Our second to last day was one where the saying that Iceland has the kind of weather where all seasons show itself on one day came true. And it was especially windy, this proved to be too much of a force for my very light travel tripod I brought along. It was impossible to keep it still so I ended up taking some very short exposures and it was even better to do it handheld because I could use my back to keep out some of the wind. The sensor stabilization in the Z6 ii proved itself in this situation. The waterfall I tried to capture under these conditions is called Gullfoss and it is one of the biggest in Iceland. It cascades down over multiple levels and it is impressive to see the water finds its way down. The time we were there we had the weirdest weather. Because of the very strong winds, everything was changing super quick. We had a relatively calm sky for ten minutes, then we had a snowstorm for ten minutes, only to have another one after a very short period with some sun. Crazy stuff, but a lot of fun to be in.

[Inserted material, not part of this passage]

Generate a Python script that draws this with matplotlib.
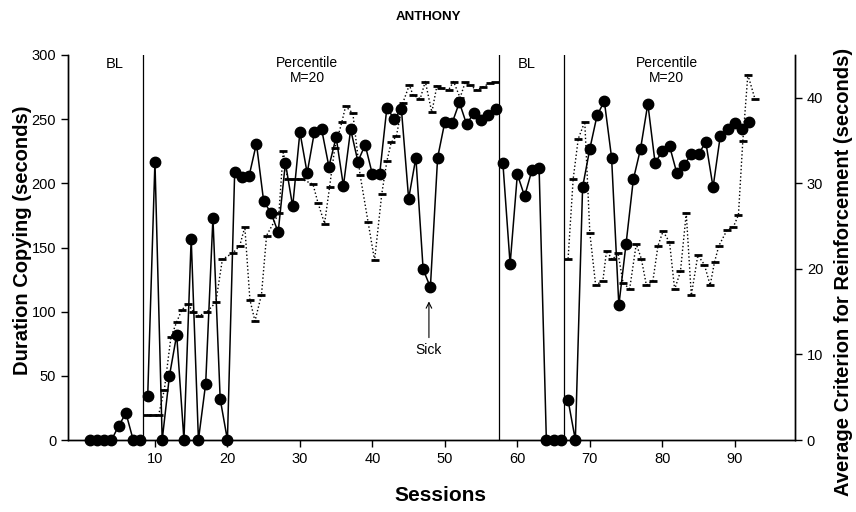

We also stopped at the famous Geysir that day. This was probably the least interesting thing we visited. It was still cool to see but for me it paled a bit in comparison with so much awesomeness everywhere else. There was a nice walk around the park though, which had some beautiful views. I once again opted for the 14-30mm to capture the scene. I have truly had a chance to learn what this lens can do and I am very impressed. And did I already say how small and light it is? I know I did but it is worth saying again :).
Last stop: Reykjavík. To close off a week full of impressions of a truly different kind of place, we spent the last day in Iceland's capital. It is a relatively small city but there is a nice atmosphere. I had the impression that the ubiquitous presence of chain stores didn't dominate the city center as much as elsewhere. Perhaps this is due to active policy but I liked it very much. The one photographic 'target' I had in Reykjavik was of course that church.
We've really only seen about a quarter of the island, and then only the obvious highlights as this was our first time coming here. What I can say though, is that Iceland is difficult and easy to capture at the same time. The landscape it so beautiful that you almost cannot take any bad photos of it. But at the same time, it is incredibly difficult to capture just how beautiful and impressive it is in real life. This has become a place that my wife and I will cherish and will want to return to. Perhaps in the summer as I think the island will become a whole new place to us.